Second, language agnosticism will be standard. The best monorepo tools in 2026 won’t care if you have a Go service, a Python ML model, and a React frontend in the same repo. They’ll understand those dependency graphs natively. This kills the “we use multiple languages, so we can’t use a monorepo” excuse and makes them viable for truly full-stack, polyglot organizations.
Third, we’ll see a rise in the “monorepo-as-a-service” model. Managing the CI caching, massive artifact storage, and distributed task execution is hard. Cloud vendors will offer managed monorepo platforms where the heavy lifting of the infrastructure—the global cache, the fleet of build agents—is abstracted away. You’ll pay for the convenience, just like you do with Vercel or Netlify today.
Frequently Asked Questions
When does a monorepo make sense vs. multiple repos?
If you have multiple projects that share a significant amount of business logic or UI components and need to be updated in sync, a monorepo is a strong candidate. If your projects are truly independent, with different teams, release cycles, and tech stacks, multiple repos are simpler.
What’s the biggest performance bottleneck in a monorepo?
Without tooling, it’s the CI/CD pipeline that rebuilds the world on every commit. With tooling, it often becomes disk I/O and the speed of your dependency installation. Using a modern package manager (pnpm is excellent here) with a proper task cache is critical.
How do you handle access control in a monorepo?
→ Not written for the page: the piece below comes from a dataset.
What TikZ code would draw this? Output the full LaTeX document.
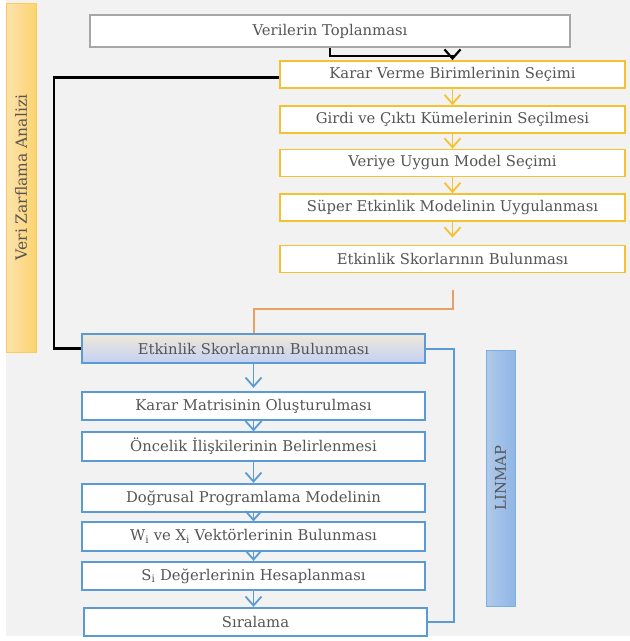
\documentclass[tikz,border=0pt]{standalone}
\usepackage{fontspec}
\setmainfont{DejaVu Serif}
\usetikzlibrary{arrows.meta,calc}
\definecolor{bgc}{HTML}{F2F2F2}
\definecolor{txt}{HTML}{555555}
\definecolor{ycol}{HTML}{F5C12E}
\definecolor{bcol}{HTML}{5B9BD5}
\definecolor{ocol}{HTML}{E9A064}
\definecolor{gcol}{HTML}{A6A6A6}
\definecolor{htop}{HTML}{F0E8DA}
\definecolor{hbot}{HTML}{C3D1F3}
\definecolor{obarl}{HTML}{FDE2AE}
\definecolor{obarr}{HTML}{FCD46E}
\definecolor{lbarl}{HTML}{B0CAEA}
\definecolor{lbarr}{HTML}{8FB6E6}
\begin{document}
\begin{tikzpicture}[x=1pt,y=-1pt,
  lbl/.style={font=\fontsize{14.8}{17}\selectfont, text=txt, inner sep=0pt},
  vbox/.style={lbl, draw=gcol, line width=1.8pt, fill=white, minimum width=480pt, minimum height=32pt},
  ybox/.style={lbl, draw=ycol, line width=1.8pt, fill=white, minimum width=345pt, minimum height=27pt},
  bbox/.style={lbl, draw=bcol, line width=1.8pt, fill=white, minimum width=343pt, minimum height=28.5pt},
  vtip/.style={-{Straight Barb[length=9pt,width=16pt]}},
  yarr/.style={vtip, draw=ycol, line width=1.8pt},
  barr/.style={vtip, draw=bcol, line width=1.8pt},
]
\useasboundingbox (0,0) rectangle (630,641);
\fill[white] (0,0) rectangle (630,641);
\fill[bgc] (6,0) rectangle (630,636);

% side bars
\node[lbl, font=\fontsize{15.5}{17}\selectfont, draw=ycol!80, line width=0.8pt, left color=obarl, right color=obarr,
  minimum width=30pt, minimum height=349pt] (vza) at (21,177.5) {\rotatebox{90}{Veri Zarflama Analizi}};
\node[lbl, draw=bcol!80, line width=0.8pt, left color=lbarl, right color=lbarr,
  minimum width=29pt, minimum height=256pt] (lin) at (500.5,478) {\rotatebox{90}{LINMAP}};

% top and yellow column
\node[vbox] (vt) at (330,31) {Verilerin Toplanması};
\node[ybox] (y1) at (452.5,74.5) {Karar Verme Birimlerinin Seçimi};
\node[ybox] (y2) at (452.5,119.5) {Girdi ve Çıktı Kümelerinin Seçilmesi};
\node[ybox] (y3) at (452.5,163) {Veriye Uygun Model Seçimi};
\node[ybox] (y4) at (452.5,207.5) {Süper Etkinlik Modelinin Uygulanması};
\node[ybox] (y5) at (452.5,259) {Etkinlik Skorlarının Bulunması};

% blue column
\node[bbox, top color=htop, bottom color=hbot] (b0) at (253.5,348.5) {Etkinlik Skorlarının Bulunması};
\node[bbox] (b1) at (253.5,406) {Karar Matrisinin Oluşturulması};
\node[bbox] (b2) at (253.5,446.5) {Öncelik İlişkilerinin Belirlenmesi};
\node[bbox] (b3) at (253.5,498) {Doğrusal Programlama Modelinin};
\node[bbox] (b4) at (253.5,536.5) {W\textsubscript{i} ve X\textsubscript{i} Vektörlerinin Bulunması};
\node[bbox] (b5) at (253.5,576) {S\textsubscript{i} Değerlerinin Hesaplanması};
\node[bbox] (b6) at (255.5,622) {Sıralama};

% connectors
\draw[vtip, line width=2.2pt] (vt.south) -- ++(0,8) -| (y1.north);
\draw[yarr] (y1.south) -- (y2.north);
\draw[yarr] (y2.south) -- (y3.north);
\draw[yarr] (y3.south) -- (y4.north);
\draw[yarr] (y4.south) -- ([yshift=7pt]y5.north);
\draw[line width=2.6pt] ([yshift=-3pt]y1.west) -- ++(-225,0) |- (b0.west);
\draw[ocol, line width=2pt] ([yshift=-17pt]y5.south) -- ++(0,19) -| (b0.north);
\draw[bcol, line width=2pt] (b0.east) -- ++(28,0) |- (b6.east);
\draw[barr] (b0.south) -- ([yshift=3pt]b1.north);
\draw[barr] (b1.south) -- (b2.north);
\draw[barr] (b2.south) -- (b3.north);
\draw[barr] (b3.south) -- (b4.north);
\draw[barr] (b4.south) -- (b5.north);
\draw[barr] (b5.south) -- (b5.south |- b6.north);
\end{tikzpicture}
\end{document}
Git’s permission model is all-or-nothing. For true granular access, you need complementary tools. Some teams use path-based permissions in their Git hosting service (like GitHub CODEOWNERS), while others accept that the monorepo requires a higher level of trust and code review across the entire codebase.
How much do you charge compared to agencies?
I charge approximately 1/3 of what traditional agencies charge, with more personalized attention and faster execution. My model is built on solving specific, high-impact problems like setting up a scalable monorepo foundation, not on monthly retainers for vague support.
Can I migrate an existing polyrepo setup to a monorepo?
Yes, but don’t do a “big bang” migration. Start by creating a new monorepo with the tooling in place, then migrate one or two of your most interconnected projects first. Move the shared code into packages, get CI working, then incrementally bring over other projects. This phased approach manages risk.
The bottom line is this: a monorepo is a powerful accelerator, but it demands respect. It’s not a casual choice. If you’re starting one, invest the first week not in writing business logic, but in setting up the ironclad systems that will keep it from collapsing under its own weight. Choose Turborepo or Nx, write the automation scripts, and define the rules of the road. In 2026, the teams that win with monorepos won’t be the ones with the most code, but the ones with the most disciplined and automated infrastructure surrounding it. Your future self, trying to ship a critical fix on a Friday afternoon, will thank you.